И я послушалась. Я ведь точно была уже не одна. Я могла навредить ему. Или ей, я не имела на это право! Но я уже догадывалась, что произошло перед рассветом…
Не в силах сдержаться, я взглянула и успела увидеть кое-что на полу палаты. И тотчас отвернулась. И врач уводил меня.
– Не смотрите! Образумьтесь и не смотрите! Прошу вас!
– Да-да, – пробормотала я.
Слезы уже текли. Но доктор был умный и мудрый. Едва он успел отвести меня в процедурную и посадить на кресло, как они хлынули.

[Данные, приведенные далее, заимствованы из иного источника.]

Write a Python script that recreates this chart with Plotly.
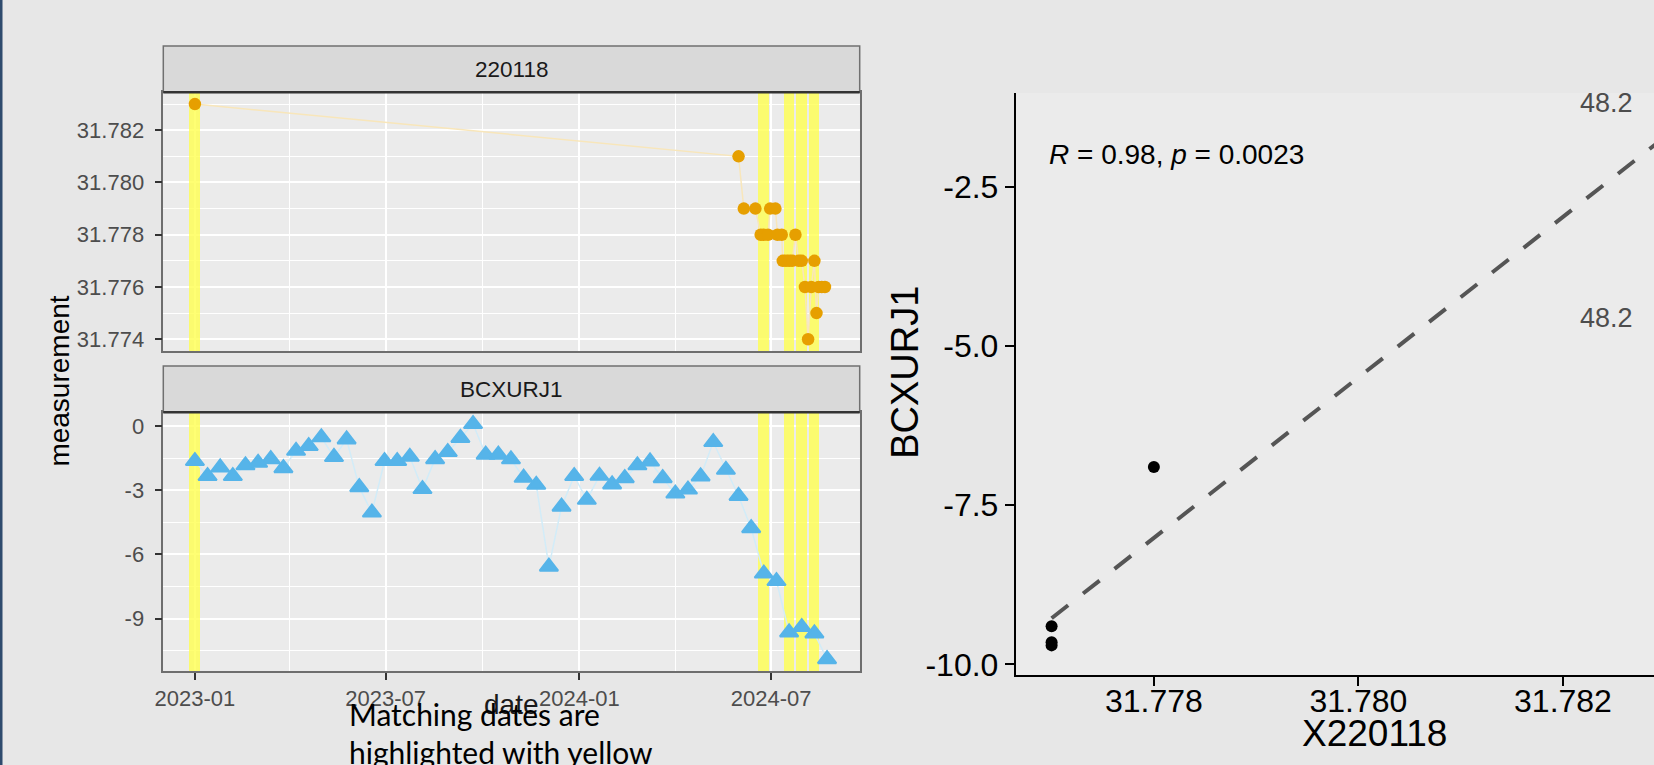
import numpy as np
import pandas as pd
import plotly.graph_objects as go

W, H = 1654, 765

# ---------------- data ----------------
top_dates = ["2023-01-01", "2024-05-31", "2024-06-05", "2024-06-16", "2024-06-21",
             "2024-06-24", "2024-06-28", "2024-06-30", "2024-07-05", "2024-07-07",
             "2024-07-11", "2024-07-12", "2024-07-15", "2024-07-18", "2024-07-21",
             "2024-07-24", "2024-07-27", "2024-07-30", "2024-08-02", "2024-08-05",
             "2024-08-08", "2024-08-11", "2024-08-13", "2024-08-15", "2024-08-18",
             "2024-08-21"]
top_values = [31.783, 31.781, 31.779, 31.779, 31.778,
              31.778, 31.778, 31.779, 31.779, 31.778,
              31.778, 31.777, 31.777, 31.777, 31.777,
              31.778, 31.777, 31.777, 31.776, 31.774,
              31.776, 31.777, 31.775, 31.776, 31.776,
              31.776]

bottom_dates = ["2023-01-01", "2023-01-13", "2023-01-25", "2023-02-06", "2023-02-18",
                "2023-03-02", "2023-03-14", "2023-03-26", "2023-04-07", "2023-04-19",
                "2023-05-01", "2023-05-13", "2023-05-25", "2023-06-06", "2023-06-18",
                "2023-06-30", "2023-07-12", "2023-07-24", "2023-08-05", "2023-08-17",
                "2023-08-29", "2023-09-10", "2023-09-22", "2023-10-04", "2023-10-16",
                "2023-10-28", "2023-11-09", "2023-11-21", "2023-12-03", "2023-12-15",
                "2023-12-27", "2024-01-08", "2024-01-20", "2024-02-01", "2024-02-13",
                "2024-02-25", "2024-03-08", "2024-03-20", "2024-04-01", "2024-04-13",
                "2024-04-25", "2024-05-07", "2024-05-19", "2024-05-31", "2024-06-12",
                "2024-06-24", "2024-07-06", "2024-07-18", "2024-07-30", "2024-08-11",
                "2024-08-23"]
bottom_values = [-1.64, -2.34, -1.94, -2.34, -1.84,
                 -1.72, -1.55, -1.97, -1.16, -0.94,
                 -0.53, -1.45, -0.63, -2.86, -4.05,
                 -1.64, -1.64, -1.44, -2.95, -1.55,
                 -1.22, -0.56, 0.09, -1.34, -1.34,
                 -1.56, -2.42, -2.75, -6.58, -3.77,
                 -2.34, -3.45, -2.33, -2.73, -2.44,
                 -1.84, -1.66, -2.44, -3.16, -2.97,
                 -2.36, -0.75, -2.05, -3.27, -4.78,
                 -6.90, -7.25, -9.65, -9.40, -9.70,
                 -10.90]

matching_dates = ["2023-01-01", "2024-06-24", "2024-07-18", "2024-07-30", "2024-08-11"]

# right panel points (the first one lies beyond the cropped right edge)
scatter_x = [31.783, 31.778, 31.777, 31.777, 31.777]
scatter_y = [-1.90, -6.90, -9.65, -9.40, -9.70]

date_tick_vals = ["2023-01-01", "2023-07-01", "2024-01-01", "2024-07-01"]
date_tick_text = ["2023-01", "2023-07", "2024-01", "2024-07"]
top_tick_vals = [31.774, 31.776, 31.778, 31.780, 31.782]
top_tick_text = ["31.774", "31.776", "31.778", "31.780", "31.782"]
bottom_tick_vals = [-9, -6, -3, 0]
bottom_tick_text = ["-9", "-6", "-3", "0"]
rx_tick_vals = [31.778, 31.780, 31.782]
rx_tick_text = ["31.778", "31.780", "31.782"]
ry_tick_vals = [-10.0, -7.5, -5.0, -2.5]
ry_tick_text = ["-10.0", "-7.5", "-5.0", "-2.5"]

stat_label = "<i>R</i> = 0.98, <i>p</i> = 0.0023"
side_labels = ["48.2", "48.2"]

# ---------------- layout helpers ----------------
def fx(x):
    return x / W

def fy(y):
    return 1 - y / H

LEFT_X0, LEFT_X1 = 163.3, 859.7
TOP_STRIP = (46.0, 92.3)
TOP_PANEL = (92.3, 351.0)
BOT_STRIP = (366.0, 412.3)
BOT_PANEL = (412.3, 670.9)
R_X0, R_X1 = 1015.8, 1654.0
R_Y0, R_Y1 = 92.8, 675.0

TOP_RANGE = [31.77355, 31.78345]
BOT_RANGE = [-11.45, 0.64]
DATE_RANGE = ["2022-12-02", "2024-09-23"]
BAND_WIDTH_MS = 10 * 24 * 3600 * 1000

FONT = "Liberation Sans, Arial, sans-serif"
TICK_GREY = "#4D4D4D"

fig = go.Figure()

# highlight bands (bars spanning each facet's full height)
for xa, ya, rng in (("x", "y", TOP_RANGE), ("x2", "y2", BOT_RANGE)):
    fig.add_trace(go.Bar(
        x=matching_dates, y=[rng[1] - rng[0]] * len(matching_dates),
        base=[rng[0]] * len(matching_dates), width=[BAND_WIDTH_MS] * len(matching_dates),
        marker=dict(color="#FFFF50", line=dict(width=0)), opacity=0.8,
        xaxis=xa, yaxis=ya, hoverinfo="skip"))

fig.add_trace(go.Scatter(
    x=top_dates, y=top_values, mode="lines+markers",
    line=dict(color="#F8E6BA", width=1.5),
    marker=dict(color="#E69F00", size=12.5, symbol="circle"),
    xaxis="x", yaxis="y", hoverinfo="skip"))

fig.add_trace(go.Scatter(
    x=bottom_dates, y=bottom_values, mode="lines+markers",
    line=dict(color="#D2ECF8", width=1.5),
    marker=dict(color="#56B4E9", size=16, symbol="triangle-up",
                line=dict(color="#56B4E9", width=2)),
    xaxis="x2", yaxis="y2", hoverinfo="skip"))

slope, intercept = np.polyfit(scatter_x, scatter_y, 1)
lx = [min(scatter_x), max(scatter_x)]
ly = [slope * v + intercept for v in lx]
fig.add_trace(go.Scatter(
    x=lx, y=ly, mode="lines",
    line=dict(color="#555555", width=4, dash="21px,19px"),
    xaxis="x3", yaxis="y3", hoverinfo="skip"))

fig.add_trace(go.Scatter(
    x=scatter_x, y=scatter_y, mode="markers",
    marker=dict(color="black", size=12),
    xaxis="x3", yaxis="y3", hoverinfo="skip"))

# ---------------- shapes ----------------
shapes = []
for (s0, s1) in (TOP_STRIP, BOT_STRIP):
    shapes.append(dict(type="rect", xref="paper", yref="paper",
                       x0=fx(LEFT_X0), x1=fx(LEFT_X1), y0=fy(s1), y1=fy(s0),
                       fillcolor="#D9D9D9", line=dict(color="#707070", width=1.5),
                       layer="above"))
for yline in (TOP_STRIP[1], BOT_STRIP[1]):
    shapes.append(dict(type="line", xref="paper", yref="paper",
                       x0=fx(LEFT_X0), x1=fx(LEFT_X1), y0=fy(yline), y1=fy(yline),
                       line=dict(color="#333333", width=2.5), layer="above"))

# dark slide border at far left
shapes.append(dict(type="rect", xref="paper", yref="paper", x0=0, x1=fx(2.5),
                   y0=0, y1=1, fillcolor="#2F4B6E", line=dict(width=0), layer="above"))

# ---------------- annotations ----------------
def note(text, x, y, size, color="#000000", family=FONT, xanchor="center", angle=0):
    return dict(text=text, x=fx(x), y=fy(y), xref="paper", yref="paper",
                xanchor=xanchor, yanchor="middle", textangle=angle, showarrow=False,
                font=dict(family=family, size=size, color=color))

mid_left = (LEFT_X0 + LEFT_X1) / 2
ann = [
    note("220118", mid_left, sum(TOP_STRIP) / 2, 22.5, "#1A1A1A"),
    note("BCXURJ1", mid_left, sum(BOT_STRIP) / 2, 22.5, "#1A1A1A"),
    note("measurement", 60, (TOP_PANEL[0] + BOT_PANEL[1]) / 2, 28, angle=-90),
    note("date", mid_left, 704.6, 28, "#1A1A1A"),
    note("BCXURJ1", 904.8, 372, 38, angle=-90),
    note("X220118", 1374, 733, 37),
    note(stat_label, 1047, 155, 28, xanchor="left"),
    note(side_labels[0], 1635, 103, 27, "#4D4D4D", xanchor="right"),
    note(side_labels[1], 1635, 318, 27, "#4D4D4D", xanchor="right"),
    note("Matching dates are", 347, 714, 30, family="Lato, sans-serif", xanchor="left"),
    note("highlighted with yellow", 347, 752, 30, family="Lato, sans-serif", xanchor="left"),
]

# ---------------- axes ----------------
left_axis_common = dict(showline=True, mirror=True, linecolor="#6E6E6E", linewidth=1.5,
                        gridcolor="#FFFFFF", gridwidth=2, zeroline=False, automargin=False,
                        tickfont=dict(family=FONT, size=22, color=TICK_GREY))
minor_dates = ["2023-04-01", "2023-10-01", "2024-04-01"]

xaxis_top = dict(domain=[fx(LEFT_X0), fx(LEFT_X1)], anchor="y", type="date", range=DATE_RANGE,
                 tickmode="array", tickvals=date_tick_vals, ticktext=date_tick_text,
                 showticklabels=False, ticks="",
                 minor=dict(tickmode="array", tickvals=minor_dates, showgrid=True,
                            gridcolor="#FFFFFF", gridwidth=1, ticks=""),
                 **left_axis_common)
xaxis_bot = dict(domain=[fx(LEFT_X0), fx(LEFT_X1)], anchor="y2", type="date", range=DATE_RANGE,
                 tickmode="array", tickvals=date_tick_vals, ticktext=date_tick_text,
                 ticks="outside", ticklen=7, tickwidth=2, tickcolor="#333333",
                 minor=dict(tickmode="array", tickvals=minor_dates, showgrid=True,
                            gridcolor="#FFFFFF", gridwidth=1, ticks=""),
                 **left_axis_common)
yaxis_top = dict(domain=[fy(TOP_PANEL[1]), fy(TOP_PANEL[0])], anchor="x",
                 range=TOP_RANGE, tickmode="array",
                 tickvals=top_tick_vals, ticktext=top_tick_text,
                 ticks="outside", ticklen=7, tickwidth=2, tickcolor="#333333",
                 ticklabelstandoff=6,
                 minor=dict(tickmode="array", tickvals=[31.775, 31.777, 31.779, 31.781, 31.783],
                            showgrid=True, gridcolor="#FFFFFF", gridwidth=1, ticks=""),
                 **left_axis_common)
yaxis_bot = dict(domain=[fy(BOT_PANEL[1]), fy(BOT_PANEL[0])], anchor="x2",
                 range=BOT_RANGE, tickmode="array",
                 tickvals=bottom_tick_vals, ticktext=bottom_tick_text,
                 ticks="outside", ticklen=7, tickwidth=2, tickcolor="#333333",
                 ticklabelstandoff=6,
                 minor=dict(tickmode="array", tickvals=[-10.5, -7.5, -4.5, -1.5],
                            showgrid=True, gridcolor="#FFFFFF", gridwidth=1, ticks=""),
                 **left_axis_common)

xaxis_r = dict(domain=[fx(R_X0), fx(R_X1)], anchor="y3", range=[31.77665, 31.78289],
               tickmode="array", tickvals=rx_tick_vals, ticktext=rx_tick_text,
               showline=True, linecolor="#000000", linewidth=2, showgrid=False, zeroline=False,
               automargin=False,
               ticks="outside", ticklen=9, tickwidth=2, tickcolor="#000000",
               ticklabelstandoff=-12,
               tickfont=dict(family=FONT, size=32, color="#000000"))
yaxis_r = dict(domain=[fy(R_Y1), fy(R_Y0)], anchor="x3", range=[-10.165, -1.026],
               tickmode="array", tickvals=ry_tick_vals, ticktext=ry_tick_text,
               showline=True, linecolor="#000000", linewidth=2, showgrid=False, zeroline=False,
               automargin=False,
               ticks="outside", ticklen=9, tickwidth=2, tickcolor="#000000",
               tickfont=dict(family=FONT, size=32, color="#000000"))

fig.update_layout(
    width=W, height=H, autosize=False,
    margin=dict(l=0, r=0, t=0, b=0, pad=0, autoexpand=False),
    paper_bgcolor="#E7E7E7", plot_bgcolor="#EBEBEB",
    showlegend=False, barmode="overlay", bargap=0,
    xaxis=xaxis_top, yaxis=yaxis_top,
    xaxis2=xaxis_bot, yaxis2=yaxis_bot,
    xaxis3=xaxis_r, yaxis3=yaxis_r,
    shapes=shapes, annotations=ann,
)

post = ("document.documentElement.style.margin='0';document.body.style.margin='0';"
        "document.body.style.padding='0';document.documentElement.style.overflow='hidden';"
        "document.body.style.overflow='hidden';"
        "var gd=document.getElementById('{plot_id}');"
        "Plotly.relayout(gd,{width:%d,height:%d});" % (W, H))

fig.write_html("out.html", config={"displayModeBar": False, "responsive": False},
               post_script=post)
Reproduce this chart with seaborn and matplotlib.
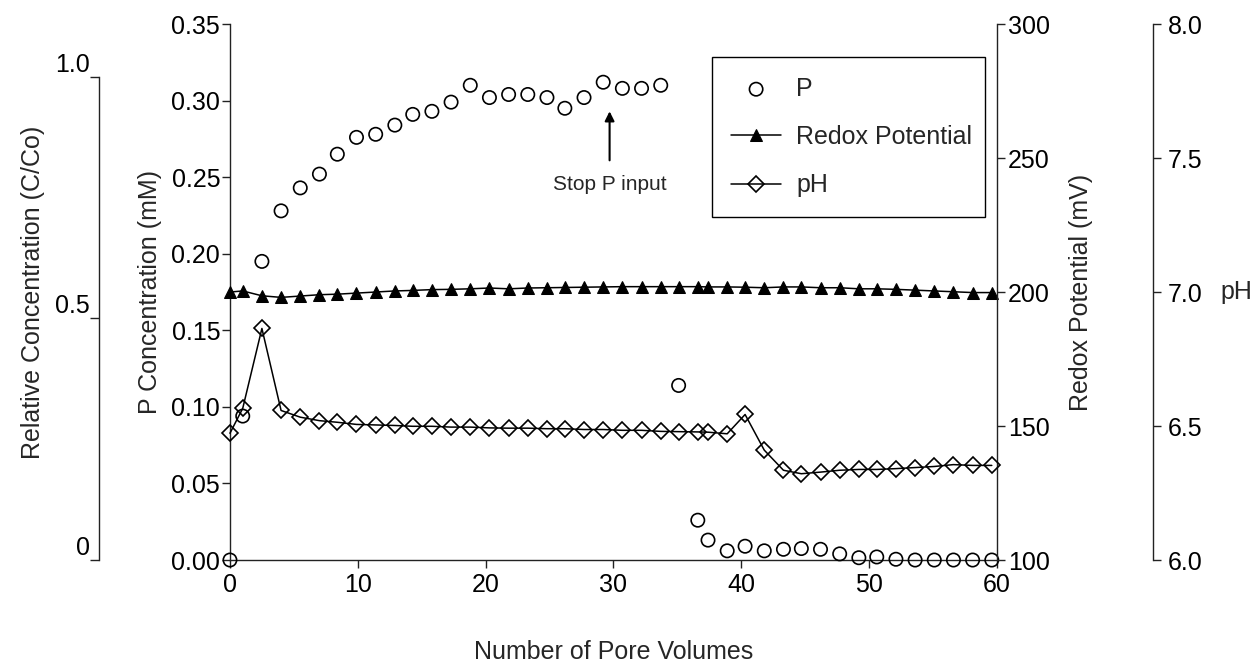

– Ничего, это можно, – кивнул врач. – Это даже хорошо. Произойдет разрядка. Плачьте. Только я побуду рядом, вот там.
Слезы лились потоком. Затем я забилась, и тогда врач подошел ко мне и вовремя остановил:
– А вот так не надо! Не доводите себя до истерики! Теперь успокаиваемся! Потихоньку, дышим! Дышите глубоко! Вместе со мной!..
Слезы капали. Капали. Капали… Но я уже пришла в себя. По команде мудрого врача дыхание нормализовалось. 
– Как себя чувствуете? – спросил он, и я не сомневалась, что; он в основном имел в виду. Я ответила: нормально. Он спросил, не тошнит ли меня, и я сказала, что сейчас редко.
А потом появился папа. Они вдвоем были рядом – доктор, почти как та самая доктор Лидия, только в мужском обличье, и папа, который нашелся!
Этой ночью Марианна умерла от рака. Ей сделалось совсем плохо, и ее стало рвать прямо на пол палаты кровью. С кровью выходили мелкие кусочки легких, и сестры, и доктор, увидев это, разумеется, поняли – конец.
Они не успели даже еще убрать кровавые лужи (я и заметила их краем глаза). Потому что состояние Марианны странно изменилось. Она вдруг успокоилась. Бледно-желтое изможденное лицо посветлело. И – она умерла с улыбкой.
Вот как случилось: я в это время плакала о Марианне, а она – улыбалась. Так и застыв безмятежно, с радостным выражением лица на смертном ложе.